Information supplied:
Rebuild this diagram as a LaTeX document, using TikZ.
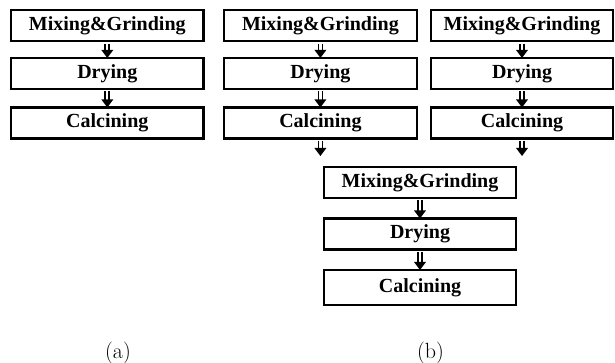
\documentclass[tikz,border=0pt]{standalone}
\usepackage{fontspec}
\newfontfamily\tnr{Liberation Serif}
\begin{document}
\begin{tikzpicture}[x=1pt,y=1pt,
  stepbox/.style={draw=black, line width=2.3pt, inner sep=0pt,
    minimum height=31pt, font=\tnr\bfseries\fontsize{20}{22}\selectfont},
  shaft/.style={draw=black, double=white, line width=1.8pt, double distance=2.2pt, shorten >=6pt, shorten <=1.1pt},
  head/.style={fill=black},
  lbl/.style={font=\fontsize{22}{24}\selectfont}
]
\useasboundingbox (0,0) rectangle (615,363);
% panel (a)
\node[stepbox, minimum width=192.5pt] (a1) at (107.3,337.2) {Mixing\&Grinding};
\node[stepbox, minimum width=192.5pt] (a2) at (107.3,289.5) {Drying};
\node[stepbox, minimum width=192.5pt] (a3) at (107.3,240) {Calcining};
% panel (b), left column
\node[stepbox, minimum width=193pt] (l1) at (320.4,337.2) {Mixing\&Grinding};
\node[stepbox, minimum width=193pt] (l2) at (320.4,289.5) {Drying};
\node[stepbox, minimum width=193pt] (l3) at (320.4,240) {Calcining};
% panel (b), right column
\node[stepbox, minimum width=182pt] (r1) at (522,337.2) {Mixing\&Grinding};
\node[stepbox, minimum width=182pt] (r2) at (522,289.5) {Drying};
\node[stepbox, minimum width=182pt] (r3) at (522,240) {Calcining};
% panel (b), bottom column
\node[stepbox, minimum width=192pt] (c1) at (420,180.5) {Mixing\&Grinding};
\node[stepbox, minimum width=192pt] (c2) at (420,129) {Drying};
\node[stepbox, minimum width=192pt, minimum height=35pt] (c3) at (420,75.5) {Calcining};
% free ends
\coordinate (le) at (320.4,207);
\coordinate (re) at (522,207);
% arrows
\foreach \s/\t in {a1/a2, a2/a3, l1/l2, l2/l3, r1/r2, r2/r3, c1/c2, c2/c3}{
  \draw[shaft] (\s.south) -- (\t.north);
  \fill[head] ([yshift=-1.1pt]\t.north) -- ++(-6,8) -- ++(12,0) -- cycle;
}
\foreach \s/\t in {l3/le, r3/re}{
  \draw[shaft] (\s.south) -- (\t);
  \fill[head] (\t) -- ++(-6,8) -- ++(12,0) -- cycle;
}
% labels
\node[lbl] (la) at (118,9.5) {(a)};
\node[lbl] (lb) at (430.5,9.5) {(b)};
\end{tikzpicture}
\end{document}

Instructions to follow:
Reproduce the material word for word, minus the images.

Task response:
Rebuild this diagram as a LaTeX document, using TikZ.
\documentclass[tikz,border=0pt]{standalone}
\usepackage{fontspec}
\newfontfamily\tnr{Liberation Serif}
\begin{document}
\begin{tikzpicture}[x=1pt,y=1pt,
  stepbox/.style={draw=black, line width=2.3pt, inner sep=0pt,
    minimum height=31pt, font=\tnr\bfseries\fontsize{20}{22}\selectfont},
  shaft/.style={draw=black, double=white, line width=1.8pt, double distance=2.2pt, shorten >=6pt, shorten <=1.1pt},
  head/.style={fill=black},
  lbl/.style={font=\fontsize{22}{24}\selectfont}
]
\useasboundingbox (0,0) rectangle (615,363);
% panel (a)
\node[stepbox, minimum width=192.5pt] (a1) at (107.3,337.2) {Mixing\&Grinding};
\node[stepbox, minimum width=192.5pt] (a2) at (107.3,289.5) {Drying};
\node[stepbox, minimum width=192.5pt] (a3) at (107.3,240) {Calcining};
% panel (b), left column
\node[stepbox, minimum width=193pt] (l1) at (320.4,337.2) {Mixing\&Grinding};
\node[stepbox, minimum width=193pt] (l2) at (320.4,289.5) {Drying};
\node[stepbox, minimum width=193pt] (l3) at (320.4,240) {Calcining};
% panel (b), right column
\node[stepbox, minimum width=182pt] (r1) at (522,337.2) {Mixing\&Grinding};
\node[stepbox, minimum width=182pt] (r2) at (522,289.5) {Drying};
\node[stepbox, minimum width=182pt] (r3) at (522,240) {Calcining};
% panel (b), bottom column
\node[stepbox, minimum width=192pt] (c1) at (420,180.5) {Mixing\&Grinding};
\node[stepbox, minimum width=192pt] (c2) at (420,129) {Drying};
\node[stepbox, minimum width=192pt, minimum height=35pt] (c3) at (420,75.5) {Calcining};
% free ends
\coordinate (le) at (320.4,207);
\coordinate (re) at (522,207);
% arrows
\foreach \s/\t in {a1/a2, a2/a3, l1/l2, l2/l3, r1/r2, r2/r3, c1/c2, c2/c3}{
  \draw[shaft] (\s.south) -- (\t.north);
  \fill[head] ([yshift=-1.1pt]\t.north) -- ++(-6,8) -- ++(12,0) -- cycle;
}
\foreach \s/\t in {l3/le, r3/re}{
  \draw[shaft] (\s.south) -- (\t);
  \fill[head] (\t) -- ++(-6,8) -- ++(12,0) -- cycle;
}
% labels
\node[lbl] (la) at (118,9.5) {(a)};
\node[lbl] (lb) at (430.5,9.5) {(b)};
\end{tikzpicture}
\end{document}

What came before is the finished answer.